Actually, now Web 2.0 is starting to mean a buzzword indicating the speaker/writer hasn't got a clue what they're talking about. It's old, and it was always a bit of an amorphous concept. Anyone still using the term seriously is either a tech historian (using it more-or-less correctly) or a hopelessly out-of-date "idea man" -- the kind of "entrepreneur" who has billion-dollar ideas he has no way to implement several times a day, and expects online contractors on freelance sites (for "contractor", read "sucker") to build a combination of Amazon, Facebook and Twitter in a week for $150 to deploy on $3.95/month shared hosting.

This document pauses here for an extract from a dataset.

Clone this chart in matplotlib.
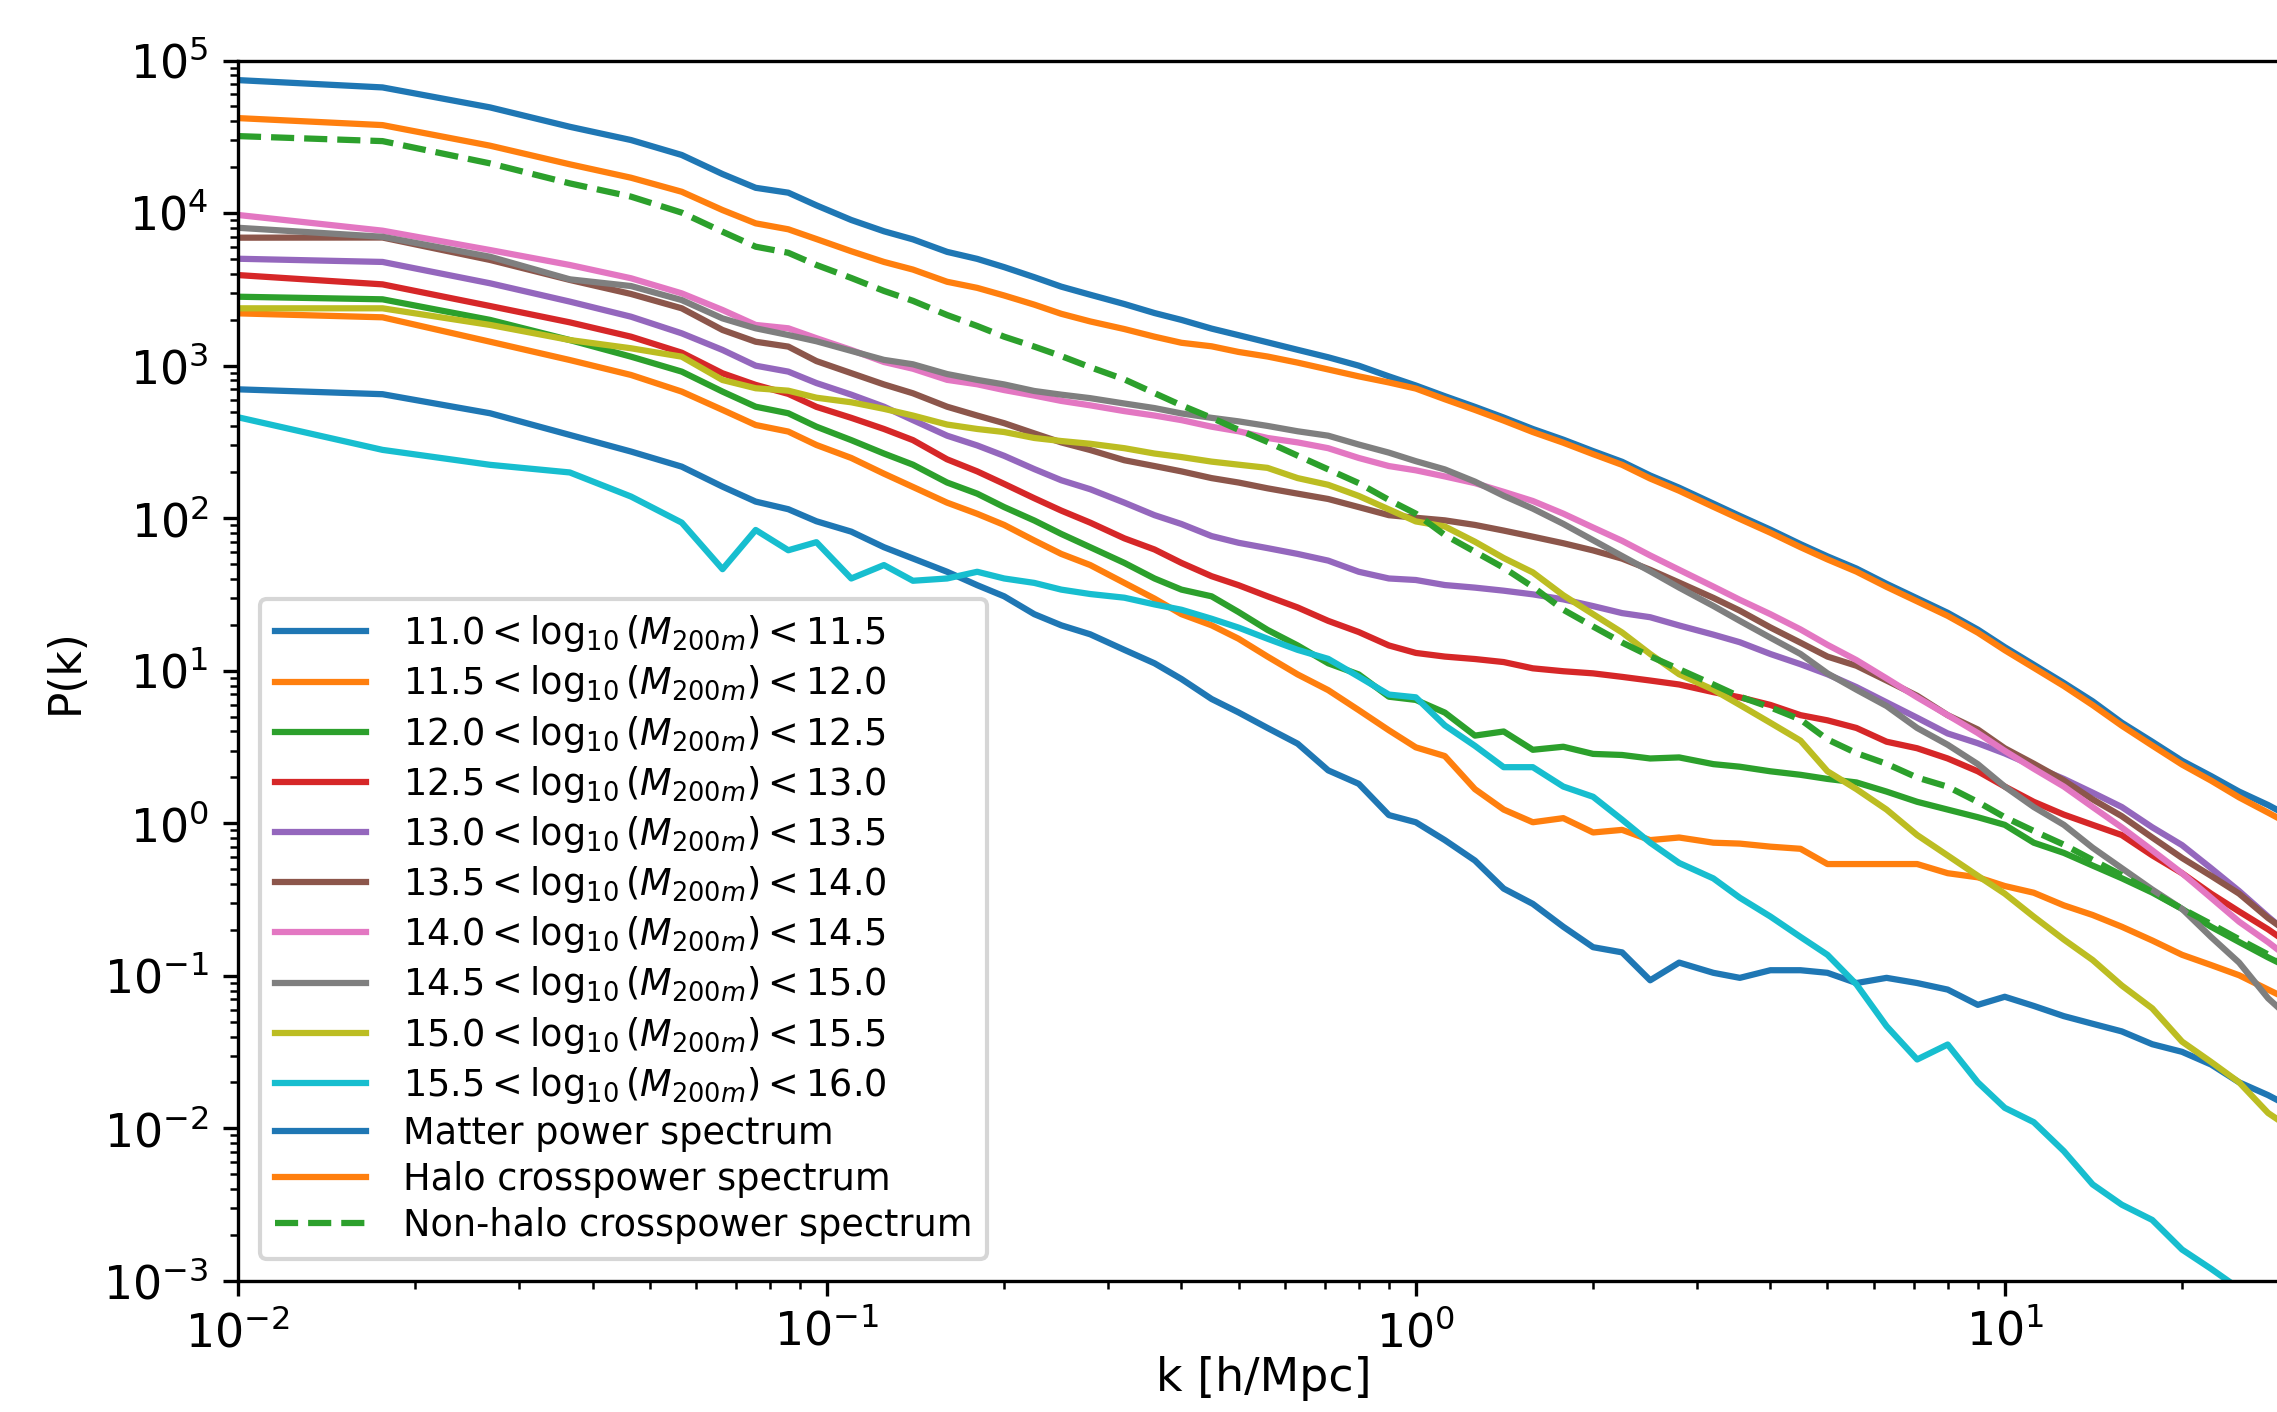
import numpy as np
import matplotlib
matplotlib.use("Agg")
from matplotlib import pyplot as plt


# k grid [h/Mpc] shared by all curves
k = [0.0100, 0.0176, 0.0268, 0.0366, 0.0465, 0.0567, 0.0665, 0.0757, 0.086, 0.096,
     0.11, 0.125, 0.14, 0.16, 0.18, 0.2, 0.225, 0.25, 0.28, 0.32,
     0.36, 0.4, 0.45, 0.5, 0.56, 0.63, 0.71, 0.8, 0.9, 1.0,
     1.12, 1.26, 1.41, 1.58, 1.78, 2.0, 2.24, 2.5, 2.8, 3.2,
     3.55, 4.0, 4.5, 5.0, 5.6, 6.3, 7.1, 8.0, 9.0, 10.0,
     11.2, 12.6, 14.1, 15.8, 17.8, 20.0, 22.4, 25.0, 28.0, 32.0]

# log10 P(k) for each mass bin
logp_110 = [2.845, 2.813, 2.688, 2.546, 2.437, 2.338, 2.207, 2.109, 2.059, 1.980,
            1.912, 1.810, 1.736, 1.649, 1.561, 1.488, 1.371, 1.298, 1.239, 1.137,
            1.049, 0.946, 0.815, 0.727, 0.625, 0.522, 0.347, 0.259, 0.054, 0.007,
            -0.110, -0.244, -0.428, -0.528, -0.678, -0.812, -0.846, -1.029, -0.913, -0.980,
            -1.013, -0.963, -0.963, -0.980, -1.047, -1.013, -1.047, -1.090, -1.190, -1.137,
            -1.197, -1.264, -1.314, -1.364, -1.448, -1.498, -1.581, -1.698, -1.782, -1.900]
logp_115 = [3.343, 3.317, 3.157, 3.037, 2.939, 2.830, 2.710, 2.611, 2.568, 2.480,
            2.395, 2.292, 2.205, 2.102, 2.029, 1.956, 1.854, 1.766, 1.693, 1.576,
            1.473, 1.371, 1.298, 1.210, 1.093, 0.976, 0.873, 0.742, 0.610, 0.498,
            0.441, 0.224, 0.090, 0.007, 0.034, -0.060, -0.043, -0.110, -0.093, -0.127,
            -0.133, -0.153, -0.167, -0.267, -0.267, -0.267, -0.267, -0.327, -0.354, -0.411,
            -0.455, -0.538, -0.601, -0.678, -0.768, -0.862, -0.929, -0.996, -1.090, -1.200]
logp_120 = [3.452, 3.435, 3.300, 3.168, 3.059, 2.961, 2.830, 2.731, 2.688, 2.600,
            2.512, 2.424, 2.351, 2.234, 2.161, 2.073, 1.985, 1.897, 1.810, 1.707,
            1.605, 1.532, 1.488, 1.385, 1.268, 1.166, 1.049, 0.976, 0.830, 0.809,
            0.726, 0.575, 0.602, 0.482, 0.502, 0.455, 0.448, 0.425, 0.432, 0.388,
            0.371, 0.341, 0.318, 0.291, 0.268, 0.208, 0.141, 0.090, 0.040, -0.010,
            -0.127, -0.194, -0.277, -0.360, -0.454, -0.561, -0.678, -0.778, -0.879, -0.990]
logp_125 = [3.594, 3.533, 3.391, 3.284, 3.190, 3.085, 2.950, 2.874, 2.815, 2.730,
            2.658, 2.585, 2.512, 2.386, 2.307, 2.225, 2.131, 2.050, 1.971, 1.868,
            1.795, 1.707, 1.620, 1.561, 1.488, 1.415, 1.327, 1.254, 1.166, 1.117,
            1.093, 1.077, 1.057, 1.016, 0.997, 0.983, 0.960, 0.936, 0.910, 0.860,
            0.826, 0.776, 0.709, 0.675, 0.625, 0.535, 0.492, 0.425, 0.341, 0.241,
            0.141, 0.057, -0.010, -0.077, -0.210, -0.327, -0.461, -0.578, -0.695, -0.850]
logp_130 = [3.701, 3.680, 3.540, 3.420, 3.321, 3.212, 3.103, 3.000, 2.961, 2.886,
            2.810, 2.731, 2.643, 2.541, 2.477, 2.409, 2.322, 2.249, 2.190, 2.102,
            2.020, 1.962, 1.883, 1.839, 1.804, 1.766, 1.722, 1.649, 1.605, 1.595,
            1.562, 1.545, 1.525, 1.501, 1.468, 1.424, 1.378, 1.351, 1.297, 1.237,
            1.187, 1.110, 1.043, 0.977, 0.893, 0.793, 0.692, 0.589, 0.525, 0.458,
            0.375, 0.291, 0.201, 0.107, -0.026, -0.143, -0.294, -0.444, -0.612, -0.800]
logp_135 = [3.839, 3.840, 3.693, 3.562, 3.470, 3.376, 3.234, 3.157, 3.125, 3.030,
            2.951, 2.877, 2.819, 2.731, 2.673, 2.623, 2.556, 2.497, 2.447, 2.380,
            2.342, 2.307, 2.263, 2.234, 2.196, 2.161, 2.126, 2.073, 2.020, 2.003,
            1.986, 1.956, 1.919, 1.879, 1.836, 1.789, 1.735, 1.662, 1.578, 1.478,
            1.394, 1.284, 1.184, 1.093, 1.033, 0.936, 0.836, 0.709, 0.615, 0.492,
            0.391, 0.281, 0.157, 0.047, -0.093, -0.227, -0.344, -0.461, -0.621, -0.780]
logp_140 = [3.988, 3.885, 3.758, 3.660, 3.573, 3.474, 3.365, 3.267, 3.245, 3.180,
            3.103, 3.024, 2.980, 2.907, 2.878, 2.840, 2.804, 2.769, 2.740, 2.702,
            2.673, 2.643, 2.600, 2.570, 2.526, 2.497, 2.459, 2.395, 2.342, 2.314,
            2.274, 2.230, 2.173, 2.113, 2.030, 1.939, 1.852, 1.756, 1.662, 1.552,
            1.465, 1.371, 1.271, 1.170, 1.070, 0.950, 0.826, 0.709, 0.592, 0.475,
            0.358, 0.241, 0.107, -0.027, -0.177, -0.327, -0.488, -0.645, -0.779, -0.950]
logp_145 = [3.904, 3.845, 3.714, 3.566, 3.522, 3.430, 3.310, 3.245, 3.201, 3.160,
            3.097, 3.038, 3.009, 2.945, 2.907, 2.877, 2.834, 2.810, 2.787, 2.752,
            2.722, 2.687, 2.658, 2.635, 2.605, 2.570, 2.541, 2.483, 2.430, 2.374,
            2.320, 2.240, 2.147, 2.063, 1.963, 1.856, 1.752, 1.652, 1.545, 1.425,
            1.327, 1.217, 1.110, 0.983, 0.876, 0.769, 0.625, 0.515, 0.388, 0.241,
            0.107, -0.010, -0.160, -0.294, -0.434, -0.561, -0.745, -0.913, -1.147, -1.350]
logp_150 = [3.376, 3.376, 3.267, 3.168, 3.114, 3.059, 2.906, 2.852, 2.836, 2.790,
            2.760, 2.717, 2.673, 2.614, 2.585, 2.565, 2.526, 2.506, 2.488, 2.459,
            2.424, 2.401, 2.371, 2.351, 2.330, 2.263, 2.219, 2.146, 2.058, 1.979,
            1.946, 1.846, 1.739, 1.645, 1.495, 1.371, 1.251, 1.110, 0.977, 0.876,
            0.776, 0.659, 0.542, 0.341, 0.224, 0.090, -0.077, -0.211, -0.344, -0.461,
            -0.612, -0.762, -0.896, -1.063, -1.213, -1.431, -1.564, -1.698, -1.899, -2.050]
logp_155 = [2.662, 2.448, 2.350, 2.300, 2.142, 1.971, 1.666, 1.923, 1.790, 1.843,
            1.605, 1.693, 1.590, 1.605, 1.649, 1.605, 1.576, 1.532, 1.503, 1.479,
            1.435, 1.400, 1.341, 1.283, 1.210, 1.137, 1.078, 0.961, 0.844, 0.826,
            0.642, 0.508, 0.368, 0.368, 0.241, 0.174, 0.024, -0.127, -0.260, -0.361,
            -0.488, -0.611, -0.745, -0.862, -1.056, -1.330, -1.548, -1.450, -1.698, -1.865,
            -1.959, -2.149, -2.367, -2.500, -2.600, -2.794, -2.920, -3.050, -3.150, -3.300]

logp_matter = [4.872, 4.824, 4.693, 4.566, 4.479, 4.381, 4.256, 4.166, 4.134, 4.051,
               3.955, 3.881, 3.828, 3.746, 3.700, 3.646, 3.580, 3.518, 3.465, 3.404,
               3.345, 3.300, 3.243, 3.200, 3.153, 3.104, 3.055, 3.000, 2.930, 2.870,
               2.800, 2.730, 2.660, 2.585, 2.515, 2.440, 2.370, 2.280, 2.200, 2.096,
               2.015, 1.925, 1.830, 1.750, 1.670, 1.570, 1.475, 1.380, 1.270, 1.155,
               1.040, 0.920, 0.800, 0.660, 0.535, 0.410, 0.310, 0.208, 0.120, 0.000]
logp_halo = [4.623, 4.577, 4.442, 4.320, 4.232, 4.140, 4.020, 3.933, 3.894, 3.830,
             3.750, 3.680, 3.630, 3.550, 3.510, 3.460, 3.400, 3.340, 3.290, 3.240,
             3.190, 3.150, 3.127, 3.090, 3.060, 3.020, 2.975, 2.930, 2.890, 2.850,
             2.780, 2.710, 2.640, 2.565, 2.495, 2.420, 2.350, 2.260, 2.180, 2.075,
             1.995, 1.905, 1.810, 1.730, 1.650, 1.550, 1.455, 1.360, 1.250, 1.135,
             1.020, 0.900, 0.775, 0.640, 0.510, 0.385, 0.280, 0.170, 0.070, -0.050]
logp_nonhalo = [4.505, 4.472, 4.326, 4.195, 4.108, 4.003, 3.878, 3.780, 3.740, 3.660,
                3.575, 3.490, 3.425, 3.332, 3.260, 3.190, 3.125, 3.063, 2.990, 2.910,
                2.820, 2.740, 2.658, 2.580, 2.500, 2.410, 2.320, 2.230, 2.120, 2.030,
                1.890, 1.780, 1.675, 1.550, 1.400, 1.290, 1.185, 1.095, 1.010, 0.910,
                0.830, 0.760, 0.680, 0.550, 0.460, 0.390, 0.300, 0.240, 0.140, 0.040,
                -0.050, -0.140, -0.240, -0.340, -0.450, -0.560, -0.660, -0.760, -0.860, -0.980]

bin_edges = [11.0, 11.5, 12.0, 12.5, 13.0, 13.5, 14.0, 14.5, 15.0, 15.5, 16.0]
bin_logp = [logp_110, logp_115, logp_120, logp_125, logp_130,
            logp_135, logp_140, logp_145, logp_150, logp_155]

fig = plt.figure(figsize=(2277 / 300, 1412 / 300), dpi=300)
# axes run slightly past the right edge of the figure, as in the original crop
ax = fig.add_axes([0.1045, 0.0928, 0.9012, 0.8643])

for i, lp in enumerate(bin_logp):
    lo, hi = bin_edges[i], bin_edges[i + 1]
    ax.loglog(k, 10 ** np.array(lp),
              label=rf'${lo:.1f} < \log_{{10}}(M_{{200m}}) < {hi:.1f}$')

ax.loglog(k, 10 ** np.array(logp_matter), label='Matter power spectrum')
ax.loglog(k, 10 ** np.array(logp_halo), label='Halo crosspower spectrum')
ax.loglog(k, 10 ** np.array(logp_nonhalo), '--', label='Non-halo crosspower spectrum')

ax.set_xlim(0.01, 30.5)
ax.set_ylim(1e-3, 1e5)
ax.tick_params(labelsize=11)
ax.set_xlabel('k [h/Mpc]', fontsize=11, labelpad=0)
ax.set_ylabel('P(k)', fontsize=10.5)
ax.legend(loc='lower left', fontsize=8.8, labelspacing=0.25,
          handlelength=2.5, handletextpad=1.0, borderaxespad=0.6)

fig.savefig('out.png', dpi=300)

It connoted "new and exciting" in the mid-to-late "aughts", and was pretty much gone even from the most rabidly overenthusiastic marketing-speak by the year 2010. If you want the modern equivalent, it would be HTML5 (all one word), indicating all of the upcoming HTML standards (some of which actually are going to be codified in the W3C's HTML 5 document definition, but it is closer in reality to the "living standard" espoused by WHATWG), CSS 3 (which is now a group of modules rather than a single coherent standards document) and proprietary extensions to CSS (-ms-, -moz-, -webkit-), along with new JavaScript bindings. The trend is still towards more single-page activity. But "Web 2.0" is, like, so-o-o-o three versions ago.